Jōmonari’s commonality is widespread, serving as the dominant language in all official capacities across Jōmon’s 73 island countries’ influences, though regional dialects exist in isolated areas like jungles or underwater populations, varying in vocabulary for local monsters or magical phenomena. It is the most prevalent tongue in daily life, education, and media like inscribed scrolls or telepathic broadcasts, with high literacy rates due to its role in recording trade agreements and lore. As a type, Jōmonari classifies as an agglutinative polysynthetic language isolate within Saṃsāra, not directly related to other tongues but showing influences from multiversal borrowings, such as terms for alchemical firearms or steam mechanics adapted from arriving souls.
The script of Jōmonari is a syllabary known as Kordmarks, consisting of over 100 symbols derived from ancient cord-pattern impressions on pottery, evolving into curving, intertwined lines that resemble vines or magical circuits. Each symbol represents a syllable, with modifiers for accents or magical inflections added as dots or loops, written from top to bottom in columns, right to left across pages made from treated bark or enchanted parchment.
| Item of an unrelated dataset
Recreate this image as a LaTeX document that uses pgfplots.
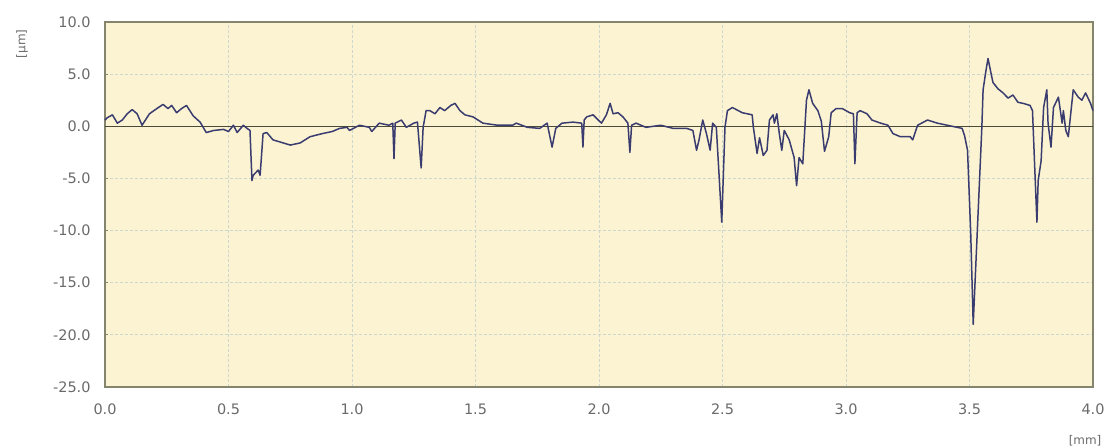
\documentclass[border=0pt]{standalone}
\usepackage{pgfplots}
\pgfplotsset{compat=1.18}
\usepackage{pgfplotstable}
\usepackage{fontspec}
\setmainfont{DejaVu Sans}
\definecolor{bgfill}{HTML}{FBF3D2}
\definecolor{framec}{HTML}{85856E}
\definecolor{gridc}{HTML}{CCD8CE}
\definecolor{linec}{HTML}{3A3C70}
\definecolor{zeroc}{HTML}{4A4A38}
\definecolor{labc}{HTML}{6A6A6A}
\pgfplotstableread{
x y
0.0 0.6
0.008 0.8
0.03 1.1
0.05 0.3
0.07 0.6
0.09 1.2
0.11 1.6
0.13 1.2
0.15 0.1
0.18 1.2
0.21 1.7
0.235 2.1
0.255 1.7
0.27 2.0
0.29 1.3
0.31 1.7
0.33 2.0
0.357 1.0
0.385 0.4
0.41 -0.6
0.44 -0.4
0.48 -0.3
0.50 -0.5
0.52 0.1
0.535 -0.6
0.56 0.1
0.575 -0.2
0.587 -0.4
0.595 -5.2
0.60 -4.7
0.62 -4.2
0.628 -4.7
0.64 -0.7
0.655 -0.6
0.68 -1.3
0.75 -1.8
0.79 -1.6
0.83 -1.0
0.88 -0.7
0.92 -0.5
0.95 -0.2
0.98 -0.1
0.99 -0.4
1.03 0.1
1.07 -0.1
1.08 -0.5
1.11 0.3
1.15 0.1
1.165 0.3
1.17 -3.1
1.175 0.3
1.20 0.6
1.22 -0.1
1.25 0.3
1.265 0.4
1.28 -4.0
1.288 -0.1
1.30 1.5
1.315 1.5
1.336 1.2
1.356 1.8
1.375 1.5
1.40 2.0
1.417 2.2
1.437 1.5
1.457 1.1
1.49 0.9
1.53 0.3
1.59 0.1
1.65 0.1
1.665 0.3
1.71 -0.1
1.76 -0.2
1.79 0.3
1.81 -2.0
1.825 -0.2
1.85 0.3
1.895 0.4
1.93 0.3
1.935 -2.0
1.94 0.6
1.95 0.9
1.976 1.1
2.01 0.3
2.03 1.1
2.045 2.2
2.057 1.2
2.077 1.3
2.097 0.9
2.117 0.3
2.125 -2.5
2.132 0.1
2.15 0.3
2.19 -0.1
2.25 0.1
2.30 -0.2
2.355 -0.2
2.38 -0.4
2.395 -2.3
2.405 -1.3
2.42 0.6
2.435 -0.7
2.45 -2.3
2.46 0.3
2.475 -0.1
2.497 -9.2
2.51 -0.1
2.52 1.5
2.54 1.8
2.58 1.3
2.62 1.1
2.625 -0.1
2.64 -2.6
2.65 -1.1
2.665 -2.8
2.68 -2.3
2.69 0.6
2.705 1.1
2.71 0.3
2.72 1.2
2.73 -0.7
2.74 -2.3
2.75 -0.4
2.77 -1.3
2.79 -3.0
2.80 -5.7
2.81 -3.0
2.825 -3.6
2.84 2.5
2.85 3.5
2.865 2.2
2.886 1.5
2.90 0.5
2.913 -2.4
2.93 -1.0
2.94 1.3
2.96 1.7
2.985 1.7
3.015 1.3
3.03 1.2
3.036 -3.6
3.045 1.3
3.057 1.5
3.085 1.2
3.105 0.6
3.14 0.3
3.17 0.1
3.19 -0.7
3.22 -1.0
3.26 -1.0
3.27 -1.3
3.29 0.1
3.33 0.6
3.37 0.3
3.41 0.1
3.45 -0.1
3.47 -0.2
3.48 -0.9
3.492 -2.3
3.505 -10.3
3.515 -19.0
3.525 -13.6
3.54 -5.5
3.55 -0.1
3.555 3.5
3.567 5.4
3.575 6.5
3.587 5.1
3.595 4.2
3.615 3.6
3.636 3.2
3.656 2.7
3.676 3.0
3.696 2.3
3.717 2.2
3.745 2.0
3.755 1.5
3.765 -4.5
3.773 -9.2
3.778 -5.2
3.79 -3.3
3.80 1.8
3.813 3.5
3.818 0.3
3.83 -2.0
3.84 1.8
3.86 2.8
3.875 0.3
3.88 1.5
3.89 -0.4
3.90 -1.0
3.92 3.5
3.94 2.8
3.955 2.5
3.97 3.2
3.99 2.2
4.0 1.5
}\profile
\begin{document}
\begin{tikzpicture}
\useasboundingbox (0,0) rectangle (1110bp,448bp);
\begin{axis}[
  at={(105bp,61bp)}, anchor=south west,
  scale only axis,
  width=988bp, height=365bp,
  xmin=0, xmax=4, ymin=-25, ymax=10,
  xtick={0,0.5,...,4}, ytick={-25,-20,...,10},
  axis background/.style={fill=bgfill},
  axis line style={framec, line width=1.1pt},
  grid=major,
  major grid style={gridc, line width=0.9pt, dash pattern=on 3pt off 2pt},
  tick style={framec, line width=1pt},
  major tick length=3pt,
  xtick style={draw=none},
  ytick pos=left,
  tick label style={font=\fontsize{14.5}{14.5}\selectfont, text=labc},
  /pgf/number format/assume math mode=true,
  /pgf/number format/.cd, fixed, fixed zerofill, precision=1,
  /tikz/.cd,
  xticklabel style={yshift=-13bp},
  yticklabel style={xshift=-11bp},
  clip=false,
]
\addplot[zeroc, line width=1.1pt, forget plot] coordinates {(0,0) (4,0)};
\addplot[linec, line width=1.5pt, line join=round] table[x=x,y=y] {\profile};
\node[rotate=90, text=labc, font=\fontsize{12}{12}\selectfont] at (rel axis cs:-0.084,0.94) {[µm]};
\node[text=labc, font=\fontsize{12}{12}\selectfont] at (rel axis cs:0.992,-0.148) {[mm]};
\end{axis}
\end{tikzpicture}
\end{document}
Logographic elements supplement for common concepts like “soul” or “reincarnation,” depicted as stylized spirals or knots, allowing compact writing suitable for inscriptions on gear or airship hulls.
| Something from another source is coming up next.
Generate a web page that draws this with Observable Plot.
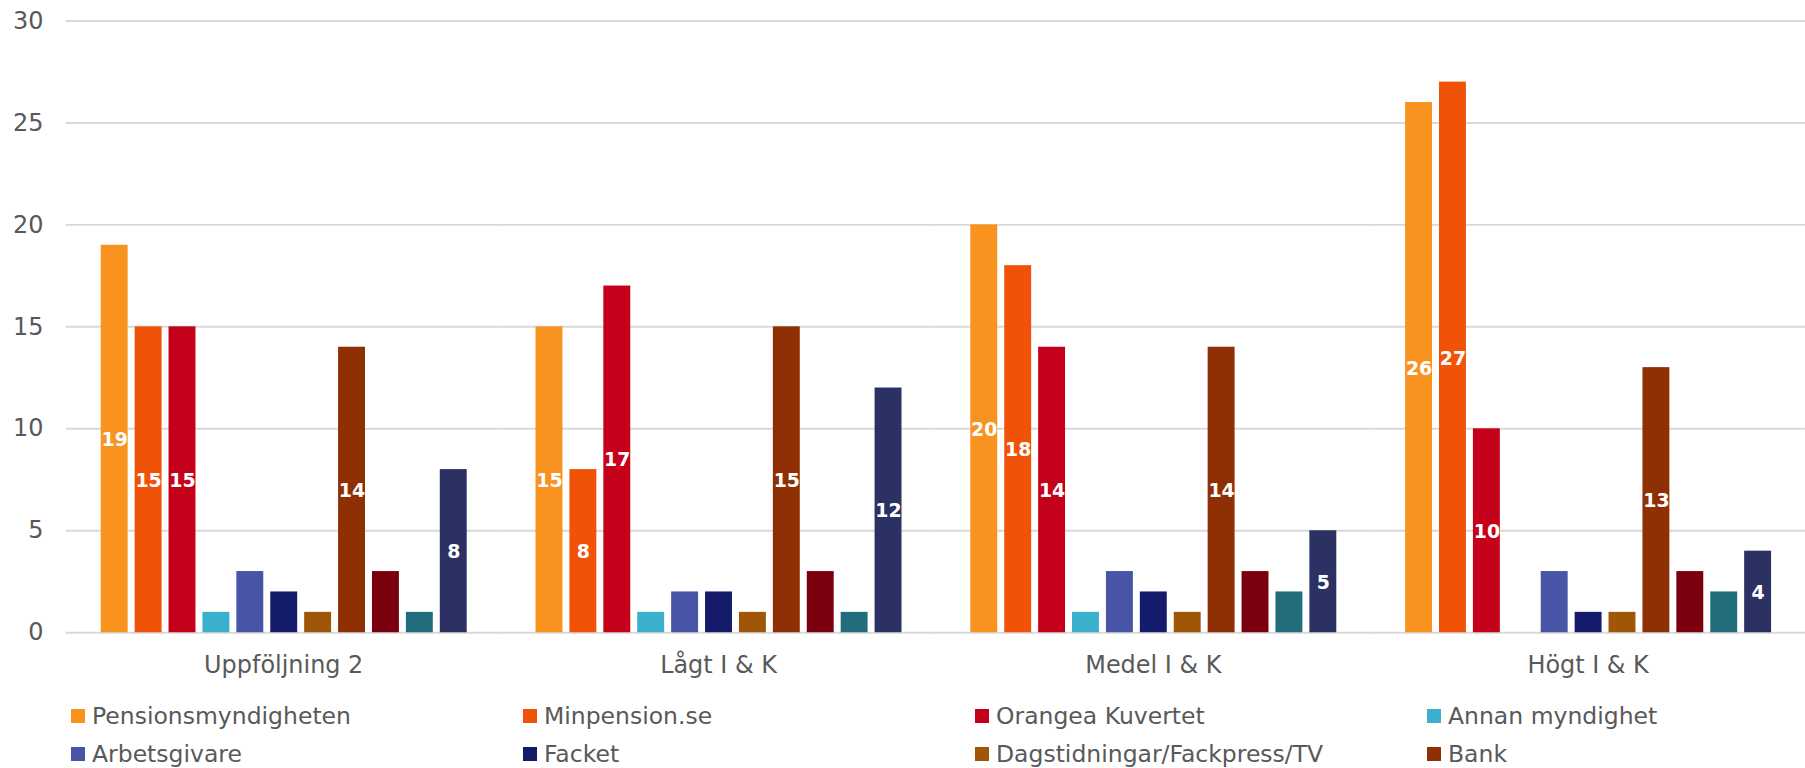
<!DOCTYPE html>
<html><head><meta charset="utf-8">
<script src="https://cdn.jsdelivr.net/npm/d3@7"></script>
<script src="https://cdn.jsdelivr.net/npm/@observablehq/plot@0.6"></script>
<style>
html,body{margin:0;background:#fff;font-family:"DejaVu Sans",Verdana,sans-serif;overflow:hidden;}
#chart svg{display:block;}
#legend{display:grid;grid-template-columns:repeat(4,452px);padding-left:71px;}
.item{display:flex;align-items:center;height:38px;font-size:23.5px;color:#595959;white-space:nowrap;}
.sw{width:14px;height:14px;margin-right:7px;flex:none;}
</style></head><body><div id="chart"></div><div id="legend"></div>
<script>
const groups = ["Uppföljning 2", "Lågt I & K", "Medel I & K", "Högt I & K"];
const series = ["Pensionsmyndigheten", "Minpension.se", "Orangea Kuvertet", "Annan myndighet", "Arbetsgivare", "Facket", "Dagstidningar/Fackpress/TV", "Bank", "Serie 9", "Serie 10", "Serie 11"];
const colors = ["#F7931E", "#F05308", "#C5001A", "#3BB0CC", "#4854A6", "#141B6A", "#A05607", "#8E3003", "#7A0010", "#216D7C", "#2B3263"];
const uppfoljning2 = [19, 15, 15, 1, 3, 2, 1, 14, 3, 1, 8];
const lagt = [15, 8, 17, 1, 2, 2, 1, 15, 3, 1, 12];
const medel = [20, 18, 14, 1, 3, 2, 1, 14, 3, 2, 5];
const hogt = [26, 27, 10, null, 3, 1, 1, 13, 3, 2, 4];
const yTicks = [0, 5, 10, 15, 20, 25, 30];
const legendCount = 8;

const valuesByGroup = [uppfoljning2, lagt, medel, hogt];
const rows = groups.flatMap((g, gi) => series.map((s, si) => ({group: g, series: s, value: valuesByGroup[gi][si]})))
  .filter(d => d.value != null);

const chart = Plot.plot({
  width: 1810, height: 699,
  marginLeft: 66, marginRight: 0, marginTop: 20.5, marginBottom: 65,
  style: {fontFamily: "'DejaVu Sans', Verdana, sans-serif", fontSize: "24px", color: "#595959", background: "#fff"},
  fx: {domain: groups, padding: 0, label: null, axis: "bottom", tickSize: 0, tickPadding: 23},
  x: {domain: series, paddingInner: 0.207, paddingOuter: 0.866, axis: null},
  y: {domain: [0, 30], ticks: yTicks, label: null, tickSize: 0, tickPadding: 23},
  color: {domain: series, range: colors},
  marks: [
    Plot.gridY(yTicks, {stroke: "#D9D9D9", strokeOpacity: 1, strokeWidth: 2}),
    Plot.barY(rows, {fx: "group", x: "series", y: "value", fill: "series"}),
    Plot.text(rows.filter(d => d.value >= 4), {fx: "group", x: "series", y: d => d.value / 2, dy: 1, text: "value", fill: "white", fontWeight: "bold", fontSize: 19})
  ]
});
document.getElementById("chart").appendChild(chart);

const legend = document.getElementById("legend");
series.slice(0, legendCount).forEach((s, i) => {
  const it = document.createElement("div");
  it.className = "item";
  it.innerHTML = `<span class="sw" style="background:${colors[i]}"></span><span>${s}</span>`;
  legend.appendChild(it);
});
</script></body></html>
The source of Jōmonari traces to the primordial inhabitants of the island continent, who developed it amid evolving monsters and natural magic over untold millennia before the influx of multiversal souls nine thousand years ago. It originated as a spoken code for survival, incorporating sounds from the environment to communicate during hunts or rituals, gradually incorporating elements from teleported communities that mixed populations.
The history of Jōmonari spans from prehistoric oral forms used by small communities to a formalized system during the blending of societies, influenced by the Renaissance-like advancements in magic and steam. Early stages focused on nature descriptors and monster lore, expanding with arrivals from other worlds to include terms for political structures and industrial processes. Over centuries, it standardized through academies and trade, surviving periods of island appearances and disappearances, with archaic variants preserved in ruins for scholarly study.
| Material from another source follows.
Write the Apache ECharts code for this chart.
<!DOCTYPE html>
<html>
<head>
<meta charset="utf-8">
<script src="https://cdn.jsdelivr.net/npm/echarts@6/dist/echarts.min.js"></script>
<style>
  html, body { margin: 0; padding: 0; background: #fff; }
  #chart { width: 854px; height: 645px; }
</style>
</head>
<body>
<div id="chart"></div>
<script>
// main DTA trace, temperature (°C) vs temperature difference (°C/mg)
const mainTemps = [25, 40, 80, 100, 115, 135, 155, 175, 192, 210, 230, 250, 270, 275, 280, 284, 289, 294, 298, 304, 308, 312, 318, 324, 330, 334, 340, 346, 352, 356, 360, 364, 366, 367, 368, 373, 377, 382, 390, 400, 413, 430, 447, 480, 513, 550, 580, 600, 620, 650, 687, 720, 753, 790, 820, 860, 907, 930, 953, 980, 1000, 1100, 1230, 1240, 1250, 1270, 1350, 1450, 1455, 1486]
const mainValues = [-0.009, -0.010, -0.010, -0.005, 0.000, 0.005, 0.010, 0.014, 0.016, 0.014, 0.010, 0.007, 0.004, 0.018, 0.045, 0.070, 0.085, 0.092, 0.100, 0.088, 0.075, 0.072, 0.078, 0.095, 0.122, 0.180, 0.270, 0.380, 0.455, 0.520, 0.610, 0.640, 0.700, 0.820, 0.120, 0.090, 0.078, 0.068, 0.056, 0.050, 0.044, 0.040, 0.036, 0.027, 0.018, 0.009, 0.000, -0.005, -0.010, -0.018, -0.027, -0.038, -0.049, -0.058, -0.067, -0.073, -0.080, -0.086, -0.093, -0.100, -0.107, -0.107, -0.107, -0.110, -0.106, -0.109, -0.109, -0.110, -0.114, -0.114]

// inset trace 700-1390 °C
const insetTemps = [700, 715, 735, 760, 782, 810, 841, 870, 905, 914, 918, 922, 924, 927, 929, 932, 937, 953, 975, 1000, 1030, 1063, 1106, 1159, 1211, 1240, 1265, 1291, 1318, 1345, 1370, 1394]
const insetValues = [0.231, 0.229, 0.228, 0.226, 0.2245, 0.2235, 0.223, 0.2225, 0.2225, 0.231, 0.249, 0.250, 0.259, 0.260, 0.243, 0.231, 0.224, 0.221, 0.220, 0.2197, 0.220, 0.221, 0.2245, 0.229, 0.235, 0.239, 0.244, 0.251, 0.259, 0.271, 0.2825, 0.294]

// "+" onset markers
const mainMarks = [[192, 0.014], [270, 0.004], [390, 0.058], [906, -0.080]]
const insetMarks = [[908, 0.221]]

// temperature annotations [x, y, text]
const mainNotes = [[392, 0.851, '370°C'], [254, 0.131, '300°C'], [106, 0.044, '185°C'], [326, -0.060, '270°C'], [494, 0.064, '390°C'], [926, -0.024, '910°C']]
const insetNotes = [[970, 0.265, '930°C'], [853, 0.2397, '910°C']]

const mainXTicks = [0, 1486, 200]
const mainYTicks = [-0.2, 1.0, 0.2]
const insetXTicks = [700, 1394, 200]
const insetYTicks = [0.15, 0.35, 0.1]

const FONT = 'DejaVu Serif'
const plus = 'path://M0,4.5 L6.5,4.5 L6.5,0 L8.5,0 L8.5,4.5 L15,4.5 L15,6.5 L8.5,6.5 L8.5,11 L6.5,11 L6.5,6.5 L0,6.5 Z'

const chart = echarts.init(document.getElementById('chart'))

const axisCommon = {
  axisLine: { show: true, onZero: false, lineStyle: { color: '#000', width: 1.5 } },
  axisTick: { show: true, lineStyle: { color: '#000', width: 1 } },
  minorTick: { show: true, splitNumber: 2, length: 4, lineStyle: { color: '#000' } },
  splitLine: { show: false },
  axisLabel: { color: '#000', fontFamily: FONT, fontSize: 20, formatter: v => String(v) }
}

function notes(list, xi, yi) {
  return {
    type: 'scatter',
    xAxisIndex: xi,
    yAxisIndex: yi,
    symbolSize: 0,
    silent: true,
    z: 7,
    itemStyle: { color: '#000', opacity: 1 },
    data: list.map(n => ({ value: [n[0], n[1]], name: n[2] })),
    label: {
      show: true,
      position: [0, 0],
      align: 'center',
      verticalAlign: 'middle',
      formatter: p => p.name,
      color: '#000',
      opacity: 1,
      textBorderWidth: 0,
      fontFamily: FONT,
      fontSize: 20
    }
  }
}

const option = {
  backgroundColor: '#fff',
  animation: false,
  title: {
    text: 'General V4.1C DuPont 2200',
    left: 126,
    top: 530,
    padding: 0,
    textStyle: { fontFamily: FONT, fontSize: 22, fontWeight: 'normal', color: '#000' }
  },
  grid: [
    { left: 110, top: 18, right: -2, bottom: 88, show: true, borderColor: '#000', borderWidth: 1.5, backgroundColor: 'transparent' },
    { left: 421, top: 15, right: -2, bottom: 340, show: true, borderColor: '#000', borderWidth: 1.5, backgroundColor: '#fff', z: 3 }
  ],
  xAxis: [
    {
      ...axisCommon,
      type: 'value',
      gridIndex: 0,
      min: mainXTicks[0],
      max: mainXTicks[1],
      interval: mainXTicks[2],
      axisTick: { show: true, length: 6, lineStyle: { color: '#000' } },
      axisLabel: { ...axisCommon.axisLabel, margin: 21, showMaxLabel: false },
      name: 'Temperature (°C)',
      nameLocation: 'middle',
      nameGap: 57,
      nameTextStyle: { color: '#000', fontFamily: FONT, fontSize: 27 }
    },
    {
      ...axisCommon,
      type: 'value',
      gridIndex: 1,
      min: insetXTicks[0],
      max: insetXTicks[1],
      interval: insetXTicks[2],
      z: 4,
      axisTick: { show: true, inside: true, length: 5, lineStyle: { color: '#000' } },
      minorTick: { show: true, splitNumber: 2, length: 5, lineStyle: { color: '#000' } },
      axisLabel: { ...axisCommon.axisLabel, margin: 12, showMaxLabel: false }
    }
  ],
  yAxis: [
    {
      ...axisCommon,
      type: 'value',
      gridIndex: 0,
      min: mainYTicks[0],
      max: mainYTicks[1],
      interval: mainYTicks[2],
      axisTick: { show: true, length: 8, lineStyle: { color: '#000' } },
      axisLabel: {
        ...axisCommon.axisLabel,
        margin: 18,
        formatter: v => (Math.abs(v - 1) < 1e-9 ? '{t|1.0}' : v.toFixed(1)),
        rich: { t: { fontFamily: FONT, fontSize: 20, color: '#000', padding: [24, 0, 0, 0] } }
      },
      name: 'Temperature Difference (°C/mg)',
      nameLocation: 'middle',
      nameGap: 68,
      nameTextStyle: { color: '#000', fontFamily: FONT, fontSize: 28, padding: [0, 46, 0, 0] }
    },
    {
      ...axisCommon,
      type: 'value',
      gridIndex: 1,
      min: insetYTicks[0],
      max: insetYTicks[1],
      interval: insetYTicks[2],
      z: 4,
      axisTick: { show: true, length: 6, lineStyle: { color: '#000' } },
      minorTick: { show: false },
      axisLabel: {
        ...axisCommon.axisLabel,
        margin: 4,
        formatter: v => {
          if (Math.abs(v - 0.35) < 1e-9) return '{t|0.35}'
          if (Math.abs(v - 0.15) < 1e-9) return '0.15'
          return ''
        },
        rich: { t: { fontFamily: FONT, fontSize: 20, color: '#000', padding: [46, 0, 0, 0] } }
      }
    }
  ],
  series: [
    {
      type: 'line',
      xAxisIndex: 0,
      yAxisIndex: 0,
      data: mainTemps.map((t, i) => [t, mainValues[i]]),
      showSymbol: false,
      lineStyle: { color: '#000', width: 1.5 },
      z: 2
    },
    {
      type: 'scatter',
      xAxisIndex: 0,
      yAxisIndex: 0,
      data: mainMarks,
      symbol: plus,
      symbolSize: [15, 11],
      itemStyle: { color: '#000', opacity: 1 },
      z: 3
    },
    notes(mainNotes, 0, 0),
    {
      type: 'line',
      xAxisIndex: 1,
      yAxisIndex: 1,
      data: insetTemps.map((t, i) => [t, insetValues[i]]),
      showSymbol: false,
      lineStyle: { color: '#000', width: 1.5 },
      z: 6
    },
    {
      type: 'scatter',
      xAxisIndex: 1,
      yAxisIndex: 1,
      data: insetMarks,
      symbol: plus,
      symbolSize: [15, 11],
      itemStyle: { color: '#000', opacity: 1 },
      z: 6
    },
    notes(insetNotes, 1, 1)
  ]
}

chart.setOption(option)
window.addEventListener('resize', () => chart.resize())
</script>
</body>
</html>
The sensory experience of Jōmonari involves a melodic auditory quality, with flowing vowels and soft consonants creating a rhythmic cadence like wind through trees or waves lapping shores, often accompanied by subtle magical hums that tingle the ears when powers activate. Spoken, it feels immersive, with intonations that evoke emotional resonance, as if the words carry faint scents of forest earth or sea salt. Visually, the Kordmarks script appears organic, with symbols twisting like roots or steam trails, glowing faintly under magical light when inscribed with intent, providing a tactile sensation of warmth or vibration on the skin when traced. In group settings, like racing events through labyrinths, the collective chanting produces a harmonious echo that visually distorts air with magic, heightening senses of unity and wonder.